- Data extract -
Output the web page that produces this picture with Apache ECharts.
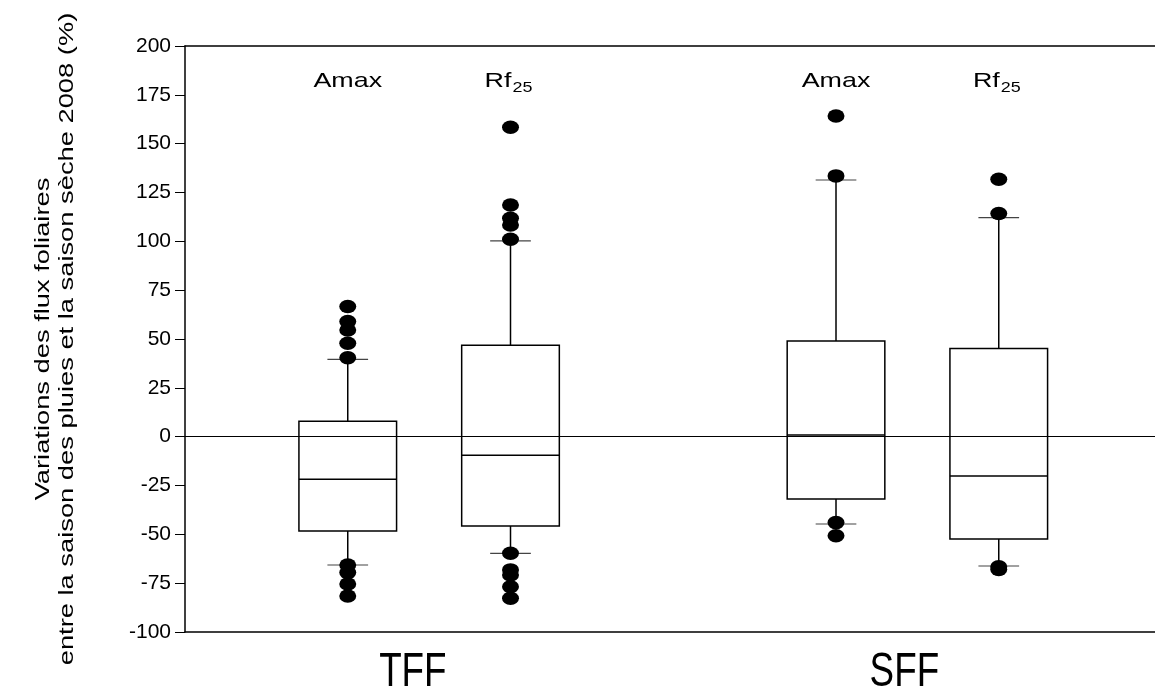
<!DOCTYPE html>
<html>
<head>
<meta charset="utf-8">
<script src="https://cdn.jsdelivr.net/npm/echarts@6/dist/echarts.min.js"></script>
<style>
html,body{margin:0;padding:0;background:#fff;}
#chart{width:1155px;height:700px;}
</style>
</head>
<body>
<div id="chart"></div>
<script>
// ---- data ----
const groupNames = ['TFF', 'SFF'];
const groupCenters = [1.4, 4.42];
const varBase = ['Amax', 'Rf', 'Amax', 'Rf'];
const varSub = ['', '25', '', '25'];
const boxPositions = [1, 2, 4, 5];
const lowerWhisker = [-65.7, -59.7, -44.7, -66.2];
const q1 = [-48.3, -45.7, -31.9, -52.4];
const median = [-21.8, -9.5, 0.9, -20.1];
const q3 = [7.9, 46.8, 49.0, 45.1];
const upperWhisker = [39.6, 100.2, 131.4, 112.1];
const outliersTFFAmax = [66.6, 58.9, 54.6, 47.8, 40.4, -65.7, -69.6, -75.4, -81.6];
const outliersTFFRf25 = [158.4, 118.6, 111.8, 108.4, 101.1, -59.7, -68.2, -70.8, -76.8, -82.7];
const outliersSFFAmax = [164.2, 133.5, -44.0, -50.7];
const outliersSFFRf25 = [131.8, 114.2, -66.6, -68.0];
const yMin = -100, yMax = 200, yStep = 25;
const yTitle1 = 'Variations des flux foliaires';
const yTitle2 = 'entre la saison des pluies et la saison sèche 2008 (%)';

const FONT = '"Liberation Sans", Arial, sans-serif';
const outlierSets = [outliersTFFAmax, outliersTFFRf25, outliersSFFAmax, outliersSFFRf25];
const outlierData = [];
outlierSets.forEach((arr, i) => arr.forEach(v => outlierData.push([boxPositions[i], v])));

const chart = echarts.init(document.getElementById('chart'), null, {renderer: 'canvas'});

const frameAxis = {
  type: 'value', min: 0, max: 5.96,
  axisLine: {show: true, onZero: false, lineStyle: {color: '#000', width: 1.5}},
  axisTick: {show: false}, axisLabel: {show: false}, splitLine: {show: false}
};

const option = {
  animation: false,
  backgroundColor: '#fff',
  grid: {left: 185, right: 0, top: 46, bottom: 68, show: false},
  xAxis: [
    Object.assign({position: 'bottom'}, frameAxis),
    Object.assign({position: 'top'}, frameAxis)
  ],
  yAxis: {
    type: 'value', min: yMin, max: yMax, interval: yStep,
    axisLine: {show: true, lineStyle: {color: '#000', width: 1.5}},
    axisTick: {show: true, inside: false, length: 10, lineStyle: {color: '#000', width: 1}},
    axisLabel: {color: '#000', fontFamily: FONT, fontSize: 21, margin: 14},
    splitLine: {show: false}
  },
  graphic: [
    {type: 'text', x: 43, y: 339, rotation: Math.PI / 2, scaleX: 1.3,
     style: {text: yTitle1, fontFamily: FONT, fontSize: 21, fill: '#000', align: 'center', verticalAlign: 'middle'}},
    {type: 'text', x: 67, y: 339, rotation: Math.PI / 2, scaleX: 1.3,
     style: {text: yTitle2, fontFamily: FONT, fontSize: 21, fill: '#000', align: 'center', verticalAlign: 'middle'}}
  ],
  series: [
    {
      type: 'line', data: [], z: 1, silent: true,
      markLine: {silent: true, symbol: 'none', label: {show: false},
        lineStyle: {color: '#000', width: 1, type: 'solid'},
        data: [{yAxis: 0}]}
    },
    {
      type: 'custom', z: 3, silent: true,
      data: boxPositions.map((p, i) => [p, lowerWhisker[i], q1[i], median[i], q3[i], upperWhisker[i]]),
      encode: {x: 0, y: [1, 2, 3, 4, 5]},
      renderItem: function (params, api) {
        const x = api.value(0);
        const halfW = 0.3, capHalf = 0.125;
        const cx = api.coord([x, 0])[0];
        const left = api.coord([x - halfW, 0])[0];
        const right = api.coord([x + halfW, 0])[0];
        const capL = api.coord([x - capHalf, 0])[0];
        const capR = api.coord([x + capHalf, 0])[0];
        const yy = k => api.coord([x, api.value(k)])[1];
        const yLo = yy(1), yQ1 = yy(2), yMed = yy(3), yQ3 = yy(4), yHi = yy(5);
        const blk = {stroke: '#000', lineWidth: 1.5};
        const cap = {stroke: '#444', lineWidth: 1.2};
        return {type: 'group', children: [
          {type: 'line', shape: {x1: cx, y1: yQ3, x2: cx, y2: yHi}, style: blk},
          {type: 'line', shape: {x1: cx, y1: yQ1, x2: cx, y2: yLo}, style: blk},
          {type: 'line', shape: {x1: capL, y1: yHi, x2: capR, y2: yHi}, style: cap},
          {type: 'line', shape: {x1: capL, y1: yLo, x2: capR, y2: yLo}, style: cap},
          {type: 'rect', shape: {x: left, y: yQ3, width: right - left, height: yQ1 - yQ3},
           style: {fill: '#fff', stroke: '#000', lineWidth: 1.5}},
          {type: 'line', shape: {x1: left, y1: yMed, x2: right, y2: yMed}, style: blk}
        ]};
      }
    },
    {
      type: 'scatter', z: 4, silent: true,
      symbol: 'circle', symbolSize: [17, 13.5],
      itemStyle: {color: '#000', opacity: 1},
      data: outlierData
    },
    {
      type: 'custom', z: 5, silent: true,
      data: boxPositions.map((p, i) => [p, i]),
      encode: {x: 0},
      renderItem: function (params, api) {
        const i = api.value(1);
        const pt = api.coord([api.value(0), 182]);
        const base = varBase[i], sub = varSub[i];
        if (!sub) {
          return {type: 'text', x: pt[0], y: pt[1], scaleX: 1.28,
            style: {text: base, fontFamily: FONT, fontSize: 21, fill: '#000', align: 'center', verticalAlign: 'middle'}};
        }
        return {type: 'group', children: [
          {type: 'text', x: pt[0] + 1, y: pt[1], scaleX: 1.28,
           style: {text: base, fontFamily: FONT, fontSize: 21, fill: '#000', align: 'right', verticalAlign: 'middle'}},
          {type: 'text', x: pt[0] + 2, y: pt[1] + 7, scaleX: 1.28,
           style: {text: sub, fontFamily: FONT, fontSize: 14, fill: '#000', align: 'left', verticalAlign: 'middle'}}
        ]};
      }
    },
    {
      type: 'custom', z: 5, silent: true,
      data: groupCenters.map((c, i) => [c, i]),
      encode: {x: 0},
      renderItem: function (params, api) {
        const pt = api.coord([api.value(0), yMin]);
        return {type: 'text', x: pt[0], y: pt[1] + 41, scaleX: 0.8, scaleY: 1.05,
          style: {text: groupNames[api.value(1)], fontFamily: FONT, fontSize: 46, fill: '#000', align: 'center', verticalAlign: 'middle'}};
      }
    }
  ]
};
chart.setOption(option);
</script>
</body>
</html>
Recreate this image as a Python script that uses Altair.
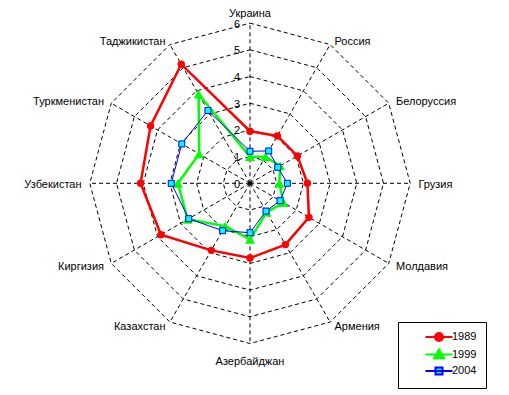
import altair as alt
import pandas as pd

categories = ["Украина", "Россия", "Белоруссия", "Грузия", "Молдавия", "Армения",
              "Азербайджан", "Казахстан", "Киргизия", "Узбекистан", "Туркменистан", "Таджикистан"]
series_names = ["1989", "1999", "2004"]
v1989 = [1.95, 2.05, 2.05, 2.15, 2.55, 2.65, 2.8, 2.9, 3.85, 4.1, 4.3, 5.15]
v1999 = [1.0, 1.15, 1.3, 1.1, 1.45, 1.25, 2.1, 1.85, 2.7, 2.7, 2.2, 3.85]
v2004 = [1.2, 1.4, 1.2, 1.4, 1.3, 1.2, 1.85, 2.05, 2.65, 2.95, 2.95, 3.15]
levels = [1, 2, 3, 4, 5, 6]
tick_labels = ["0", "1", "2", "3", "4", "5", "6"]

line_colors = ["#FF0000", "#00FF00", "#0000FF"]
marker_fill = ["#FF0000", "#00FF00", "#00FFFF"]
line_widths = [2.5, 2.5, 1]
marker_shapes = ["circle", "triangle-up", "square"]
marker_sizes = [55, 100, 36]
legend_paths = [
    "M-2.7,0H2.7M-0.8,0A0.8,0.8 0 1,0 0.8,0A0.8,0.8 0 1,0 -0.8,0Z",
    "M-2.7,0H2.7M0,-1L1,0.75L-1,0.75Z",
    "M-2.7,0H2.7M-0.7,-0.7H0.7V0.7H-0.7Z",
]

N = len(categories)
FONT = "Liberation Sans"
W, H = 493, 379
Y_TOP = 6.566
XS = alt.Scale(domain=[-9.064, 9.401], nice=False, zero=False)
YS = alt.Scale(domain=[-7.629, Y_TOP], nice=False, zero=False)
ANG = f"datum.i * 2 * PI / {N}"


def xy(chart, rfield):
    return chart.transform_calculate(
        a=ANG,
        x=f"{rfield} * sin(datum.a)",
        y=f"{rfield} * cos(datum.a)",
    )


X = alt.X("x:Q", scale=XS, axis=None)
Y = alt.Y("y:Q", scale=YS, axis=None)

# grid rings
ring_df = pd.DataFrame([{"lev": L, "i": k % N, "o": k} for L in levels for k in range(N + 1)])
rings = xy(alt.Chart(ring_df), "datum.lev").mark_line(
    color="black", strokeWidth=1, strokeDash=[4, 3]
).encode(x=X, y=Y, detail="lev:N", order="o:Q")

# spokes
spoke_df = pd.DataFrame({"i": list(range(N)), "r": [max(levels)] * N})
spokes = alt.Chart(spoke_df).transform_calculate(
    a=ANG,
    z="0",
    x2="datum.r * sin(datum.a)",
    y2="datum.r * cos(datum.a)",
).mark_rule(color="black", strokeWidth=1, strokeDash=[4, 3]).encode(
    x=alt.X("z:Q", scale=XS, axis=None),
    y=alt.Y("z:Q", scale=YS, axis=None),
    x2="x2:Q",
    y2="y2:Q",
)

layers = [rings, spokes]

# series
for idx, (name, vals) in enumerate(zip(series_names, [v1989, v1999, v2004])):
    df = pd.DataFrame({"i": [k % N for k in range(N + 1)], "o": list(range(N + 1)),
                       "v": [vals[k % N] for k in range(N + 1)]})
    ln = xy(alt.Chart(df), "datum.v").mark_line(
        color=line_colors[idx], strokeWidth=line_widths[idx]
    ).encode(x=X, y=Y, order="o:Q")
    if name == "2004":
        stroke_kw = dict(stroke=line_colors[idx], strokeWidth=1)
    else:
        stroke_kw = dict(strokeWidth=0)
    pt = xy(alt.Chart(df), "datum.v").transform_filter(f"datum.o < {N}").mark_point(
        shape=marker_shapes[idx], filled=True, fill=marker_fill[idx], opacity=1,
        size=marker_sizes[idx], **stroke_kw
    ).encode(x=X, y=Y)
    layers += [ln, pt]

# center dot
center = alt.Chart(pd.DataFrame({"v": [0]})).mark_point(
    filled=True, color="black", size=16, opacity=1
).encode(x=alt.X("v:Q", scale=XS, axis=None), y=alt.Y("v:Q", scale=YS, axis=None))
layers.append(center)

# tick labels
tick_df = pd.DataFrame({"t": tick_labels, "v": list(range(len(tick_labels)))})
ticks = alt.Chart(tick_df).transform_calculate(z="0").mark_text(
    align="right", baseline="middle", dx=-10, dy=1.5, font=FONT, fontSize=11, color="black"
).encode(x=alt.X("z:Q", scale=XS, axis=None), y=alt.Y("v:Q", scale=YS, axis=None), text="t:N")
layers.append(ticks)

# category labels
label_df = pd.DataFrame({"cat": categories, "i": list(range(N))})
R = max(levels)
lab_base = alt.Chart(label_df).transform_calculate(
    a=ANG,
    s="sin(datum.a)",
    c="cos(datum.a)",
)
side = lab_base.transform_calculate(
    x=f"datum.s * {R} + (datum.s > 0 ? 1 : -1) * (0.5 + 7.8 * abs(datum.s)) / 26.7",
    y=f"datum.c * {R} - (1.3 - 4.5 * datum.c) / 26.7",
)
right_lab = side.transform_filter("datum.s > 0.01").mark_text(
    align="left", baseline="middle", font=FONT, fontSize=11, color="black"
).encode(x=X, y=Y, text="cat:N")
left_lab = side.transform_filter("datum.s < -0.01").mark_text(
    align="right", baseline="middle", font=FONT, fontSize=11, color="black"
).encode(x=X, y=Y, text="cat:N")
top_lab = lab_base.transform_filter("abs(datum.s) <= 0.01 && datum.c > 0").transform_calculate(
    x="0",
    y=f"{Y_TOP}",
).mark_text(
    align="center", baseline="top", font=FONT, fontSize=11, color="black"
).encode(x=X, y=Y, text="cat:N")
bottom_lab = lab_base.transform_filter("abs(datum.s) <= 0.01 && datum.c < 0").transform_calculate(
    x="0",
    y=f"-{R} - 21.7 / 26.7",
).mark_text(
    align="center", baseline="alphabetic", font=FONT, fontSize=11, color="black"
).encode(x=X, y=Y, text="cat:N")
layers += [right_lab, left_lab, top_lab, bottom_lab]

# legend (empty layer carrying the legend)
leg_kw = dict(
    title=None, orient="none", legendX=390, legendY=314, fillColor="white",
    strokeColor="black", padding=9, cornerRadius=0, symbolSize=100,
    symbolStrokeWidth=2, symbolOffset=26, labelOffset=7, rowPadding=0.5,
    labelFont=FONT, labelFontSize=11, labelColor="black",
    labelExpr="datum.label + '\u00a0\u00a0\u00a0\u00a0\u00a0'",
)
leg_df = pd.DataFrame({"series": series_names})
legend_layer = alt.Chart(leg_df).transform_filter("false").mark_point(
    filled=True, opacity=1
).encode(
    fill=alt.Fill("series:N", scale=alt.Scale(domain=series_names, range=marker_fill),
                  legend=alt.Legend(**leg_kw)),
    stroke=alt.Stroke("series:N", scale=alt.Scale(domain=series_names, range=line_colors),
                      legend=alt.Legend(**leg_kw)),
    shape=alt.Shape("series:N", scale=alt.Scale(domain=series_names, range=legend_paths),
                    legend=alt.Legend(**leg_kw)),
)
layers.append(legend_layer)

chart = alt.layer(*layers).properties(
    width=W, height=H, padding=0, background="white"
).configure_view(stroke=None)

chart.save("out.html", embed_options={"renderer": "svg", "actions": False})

- Problem details -
From the records above, extract the lines from the one holding "Recreate this image" through the one holding "import pandas as pd", word for word; omit the pictures.

- Answer to this task -
Recreate this image as a Python script that uses Altair.
import altair as alt
import pandas as pd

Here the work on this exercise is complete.